- [EXERCISE TASK]: A verbatim copy is needed of the lines from the one containing "Write a Python" down to the one containing "import plotly.graph_objects as go", inclusive. Print it with no pictures.
---------- EXCERPTED DATA
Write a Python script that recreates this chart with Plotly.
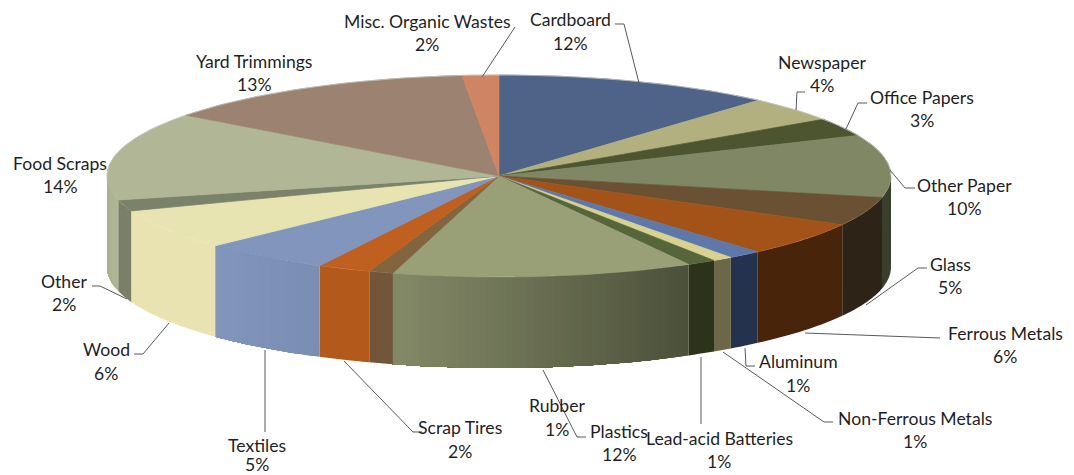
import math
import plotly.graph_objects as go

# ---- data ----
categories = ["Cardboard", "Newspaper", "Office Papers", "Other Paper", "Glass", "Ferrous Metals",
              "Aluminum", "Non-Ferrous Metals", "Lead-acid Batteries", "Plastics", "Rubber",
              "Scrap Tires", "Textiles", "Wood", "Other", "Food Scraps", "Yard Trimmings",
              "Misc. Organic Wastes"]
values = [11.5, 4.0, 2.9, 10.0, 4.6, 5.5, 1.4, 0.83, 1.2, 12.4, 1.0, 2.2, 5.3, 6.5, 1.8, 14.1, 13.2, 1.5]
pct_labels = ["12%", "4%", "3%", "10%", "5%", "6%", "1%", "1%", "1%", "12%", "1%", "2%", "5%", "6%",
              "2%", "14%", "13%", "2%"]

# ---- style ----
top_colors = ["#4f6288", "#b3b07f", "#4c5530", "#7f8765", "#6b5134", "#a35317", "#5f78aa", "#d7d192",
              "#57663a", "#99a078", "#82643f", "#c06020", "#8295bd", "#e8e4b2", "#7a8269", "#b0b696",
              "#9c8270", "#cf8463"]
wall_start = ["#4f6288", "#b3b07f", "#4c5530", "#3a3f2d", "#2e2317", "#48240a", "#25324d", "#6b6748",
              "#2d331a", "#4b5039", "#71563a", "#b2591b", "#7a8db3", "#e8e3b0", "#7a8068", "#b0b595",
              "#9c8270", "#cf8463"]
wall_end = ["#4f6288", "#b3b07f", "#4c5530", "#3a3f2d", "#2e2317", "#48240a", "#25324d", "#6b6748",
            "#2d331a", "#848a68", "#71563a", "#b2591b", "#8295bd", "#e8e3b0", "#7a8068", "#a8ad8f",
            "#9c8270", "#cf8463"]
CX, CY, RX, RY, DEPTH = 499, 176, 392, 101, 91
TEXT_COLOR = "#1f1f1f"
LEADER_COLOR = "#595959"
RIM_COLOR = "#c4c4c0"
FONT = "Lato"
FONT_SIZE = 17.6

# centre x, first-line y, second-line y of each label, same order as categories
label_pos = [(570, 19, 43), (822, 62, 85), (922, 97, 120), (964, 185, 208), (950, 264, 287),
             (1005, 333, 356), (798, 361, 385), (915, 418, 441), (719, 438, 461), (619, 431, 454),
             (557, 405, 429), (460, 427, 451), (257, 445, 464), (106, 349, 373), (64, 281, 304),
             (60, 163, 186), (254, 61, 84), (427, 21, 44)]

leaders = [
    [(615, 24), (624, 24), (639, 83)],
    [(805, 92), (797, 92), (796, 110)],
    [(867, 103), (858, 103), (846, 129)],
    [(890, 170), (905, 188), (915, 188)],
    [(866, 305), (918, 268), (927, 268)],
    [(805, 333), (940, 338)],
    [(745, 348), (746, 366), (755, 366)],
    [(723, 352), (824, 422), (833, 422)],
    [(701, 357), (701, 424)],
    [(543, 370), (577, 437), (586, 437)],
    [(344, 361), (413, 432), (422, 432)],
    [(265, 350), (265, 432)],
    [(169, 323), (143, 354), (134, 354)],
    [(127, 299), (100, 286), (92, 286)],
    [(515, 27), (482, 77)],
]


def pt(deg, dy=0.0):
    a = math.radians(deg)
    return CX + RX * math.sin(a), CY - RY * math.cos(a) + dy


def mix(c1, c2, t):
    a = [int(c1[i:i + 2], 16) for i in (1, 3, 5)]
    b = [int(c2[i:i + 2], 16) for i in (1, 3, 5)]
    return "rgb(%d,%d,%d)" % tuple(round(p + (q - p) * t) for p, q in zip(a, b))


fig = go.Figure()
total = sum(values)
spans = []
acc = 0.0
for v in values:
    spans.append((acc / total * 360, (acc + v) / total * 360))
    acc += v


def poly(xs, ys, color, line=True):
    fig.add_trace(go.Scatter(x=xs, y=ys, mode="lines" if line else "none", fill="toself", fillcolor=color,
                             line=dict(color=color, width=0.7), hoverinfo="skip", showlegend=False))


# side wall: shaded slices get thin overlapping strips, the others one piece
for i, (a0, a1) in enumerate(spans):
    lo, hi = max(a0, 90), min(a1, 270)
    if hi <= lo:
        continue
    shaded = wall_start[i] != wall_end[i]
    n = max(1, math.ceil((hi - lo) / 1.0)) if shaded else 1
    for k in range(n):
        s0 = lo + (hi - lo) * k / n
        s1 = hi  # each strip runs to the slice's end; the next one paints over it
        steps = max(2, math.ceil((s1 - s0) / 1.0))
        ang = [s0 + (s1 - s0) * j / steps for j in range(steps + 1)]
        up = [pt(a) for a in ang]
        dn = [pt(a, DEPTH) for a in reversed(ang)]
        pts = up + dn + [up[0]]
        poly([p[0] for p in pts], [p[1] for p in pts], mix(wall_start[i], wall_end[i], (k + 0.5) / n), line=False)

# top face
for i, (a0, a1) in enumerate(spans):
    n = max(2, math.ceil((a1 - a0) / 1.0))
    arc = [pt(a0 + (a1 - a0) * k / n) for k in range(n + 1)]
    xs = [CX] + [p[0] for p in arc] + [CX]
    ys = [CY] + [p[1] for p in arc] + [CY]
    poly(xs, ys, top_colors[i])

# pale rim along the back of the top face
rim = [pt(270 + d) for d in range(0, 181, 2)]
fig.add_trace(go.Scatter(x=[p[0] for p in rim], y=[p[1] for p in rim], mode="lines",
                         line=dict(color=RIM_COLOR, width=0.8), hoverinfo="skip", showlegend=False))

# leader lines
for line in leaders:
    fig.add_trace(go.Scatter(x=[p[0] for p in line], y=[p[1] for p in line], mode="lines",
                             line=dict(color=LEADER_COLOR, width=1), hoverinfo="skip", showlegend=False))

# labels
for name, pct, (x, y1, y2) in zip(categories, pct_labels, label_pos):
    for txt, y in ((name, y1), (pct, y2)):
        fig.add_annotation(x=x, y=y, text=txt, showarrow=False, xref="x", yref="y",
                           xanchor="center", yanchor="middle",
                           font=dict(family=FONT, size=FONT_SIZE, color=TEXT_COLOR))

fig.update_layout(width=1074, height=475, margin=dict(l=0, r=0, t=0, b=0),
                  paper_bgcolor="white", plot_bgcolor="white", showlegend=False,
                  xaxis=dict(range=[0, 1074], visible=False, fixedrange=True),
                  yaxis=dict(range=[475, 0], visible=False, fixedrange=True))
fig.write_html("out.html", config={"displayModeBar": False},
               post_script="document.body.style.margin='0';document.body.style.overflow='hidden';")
--------------------
---------- EXCERPTED DATA
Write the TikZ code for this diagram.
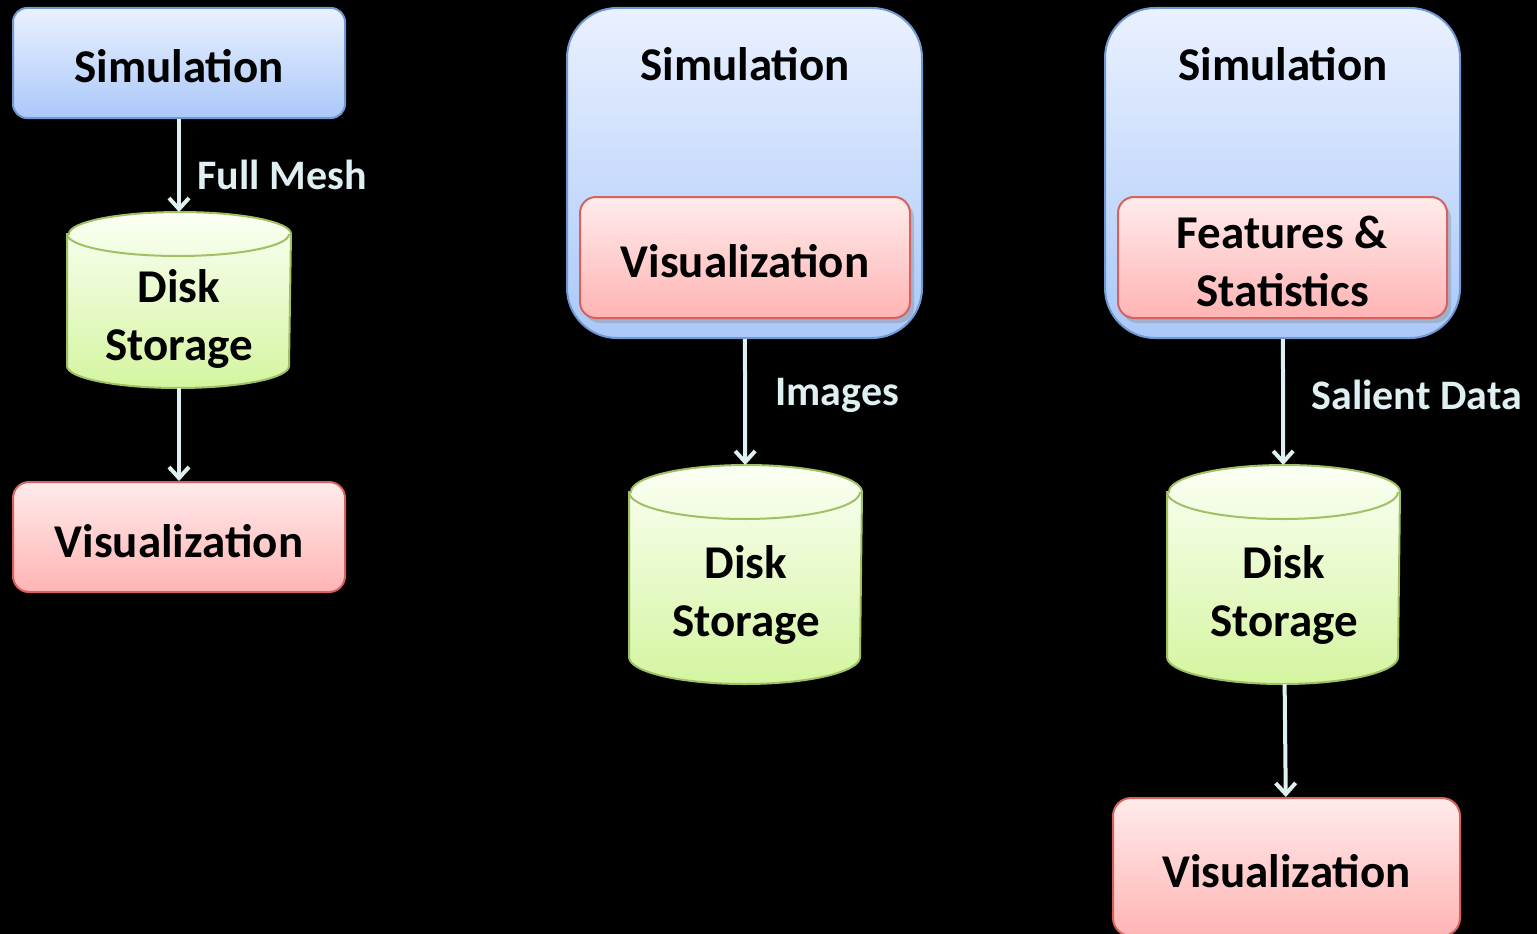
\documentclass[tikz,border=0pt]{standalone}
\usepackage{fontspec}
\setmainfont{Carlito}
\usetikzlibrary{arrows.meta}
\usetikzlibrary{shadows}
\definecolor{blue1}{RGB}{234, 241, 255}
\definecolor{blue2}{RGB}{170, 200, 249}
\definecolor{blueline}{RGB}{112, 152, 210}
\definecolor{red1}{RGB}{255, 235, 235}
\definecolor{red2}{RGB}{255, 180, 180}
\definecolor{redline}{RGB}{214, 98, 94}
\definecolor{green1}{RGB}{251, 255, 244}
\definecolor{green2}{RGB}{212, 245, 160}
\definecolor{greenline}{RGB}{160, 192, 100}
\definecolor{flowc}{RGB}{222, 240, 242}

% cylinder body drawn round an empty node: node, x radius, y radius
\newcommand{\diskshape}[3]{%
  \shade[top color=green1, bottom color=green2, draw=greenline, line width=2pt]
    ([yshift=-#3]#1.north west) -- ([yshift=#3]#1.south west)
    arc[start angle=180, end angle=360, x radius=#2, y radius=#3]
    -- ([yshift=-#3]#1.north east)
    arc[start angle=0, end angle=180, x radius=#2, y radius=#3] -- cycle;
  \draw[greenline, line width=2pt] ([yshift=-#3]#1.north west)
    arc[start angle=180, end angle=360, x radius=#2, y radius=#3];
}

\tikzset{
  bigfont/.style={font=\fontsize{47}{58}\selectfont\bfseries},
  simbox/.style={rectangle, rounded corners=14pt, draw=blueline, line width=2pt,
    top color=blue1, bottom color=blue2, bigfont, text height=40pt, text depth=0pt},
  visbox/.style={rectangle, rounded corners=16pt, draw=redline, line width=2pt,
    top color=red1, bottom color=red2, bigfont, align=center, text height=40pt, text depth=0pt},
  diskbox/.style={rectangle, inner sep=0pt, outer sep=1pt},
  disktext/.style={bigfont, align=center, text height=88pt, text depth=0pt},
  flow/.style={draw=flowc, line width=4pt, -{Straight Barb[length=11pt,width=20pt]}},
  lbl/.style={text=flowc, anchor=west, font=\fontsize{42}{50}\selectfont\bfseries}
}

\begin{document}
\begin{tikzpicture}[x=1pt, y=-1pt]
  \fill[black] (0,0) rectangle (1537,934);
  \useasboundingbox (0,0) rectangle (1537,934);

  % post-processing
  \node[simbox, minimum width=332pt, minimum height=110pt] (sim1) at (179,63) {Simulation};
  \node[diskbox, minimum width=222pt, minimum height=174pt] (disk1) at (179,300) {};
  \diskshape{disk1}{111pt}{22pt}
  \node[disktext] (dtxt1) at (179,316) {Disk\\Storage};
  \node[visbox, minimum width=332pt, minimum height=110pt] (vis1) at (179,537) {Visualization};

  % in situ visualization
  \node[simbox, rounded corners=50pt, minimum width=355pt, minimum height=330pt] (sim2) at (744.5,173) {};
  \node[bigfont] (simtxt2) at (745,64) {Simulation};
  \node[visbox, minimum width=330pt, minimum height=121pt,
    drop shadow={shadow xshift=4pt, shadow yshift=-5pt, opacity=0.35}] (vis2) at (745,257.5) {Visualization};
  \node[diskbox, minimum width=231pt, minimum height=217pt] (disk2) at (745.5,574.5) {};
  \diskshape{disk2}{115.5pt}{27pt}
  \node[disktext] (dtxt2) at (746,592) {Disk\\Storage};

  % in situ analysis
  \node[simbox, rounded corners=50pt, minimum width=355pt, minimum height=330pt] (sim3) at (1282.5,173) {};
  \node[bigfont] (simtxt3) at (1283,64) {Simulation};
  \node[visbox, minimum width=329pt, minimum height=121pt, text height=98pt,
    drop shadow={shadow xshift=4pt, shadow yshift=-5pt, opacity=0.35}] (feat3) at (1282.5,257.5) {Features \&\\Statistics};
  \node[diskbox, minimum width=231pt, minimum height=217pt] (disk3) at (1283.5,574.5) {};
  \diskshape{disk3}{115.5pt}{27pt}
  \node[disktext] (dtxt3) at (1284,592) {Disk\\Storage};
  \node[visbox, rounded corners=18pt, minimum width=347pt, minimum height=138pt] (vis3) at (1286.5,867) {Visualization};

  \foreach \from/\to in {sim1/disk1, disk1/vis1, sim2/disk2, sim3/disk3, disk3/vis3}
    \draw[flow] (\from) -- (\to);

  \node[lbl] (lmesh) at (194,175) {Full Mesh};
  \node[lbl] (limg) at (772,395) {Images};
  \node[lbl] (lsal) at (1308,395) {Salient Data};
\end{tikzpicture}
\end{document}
--------------------
- [TASK RESPONSE]:
Write a Python script that recreates this chart with Plotly.
import math
import plotly.graph_objects as go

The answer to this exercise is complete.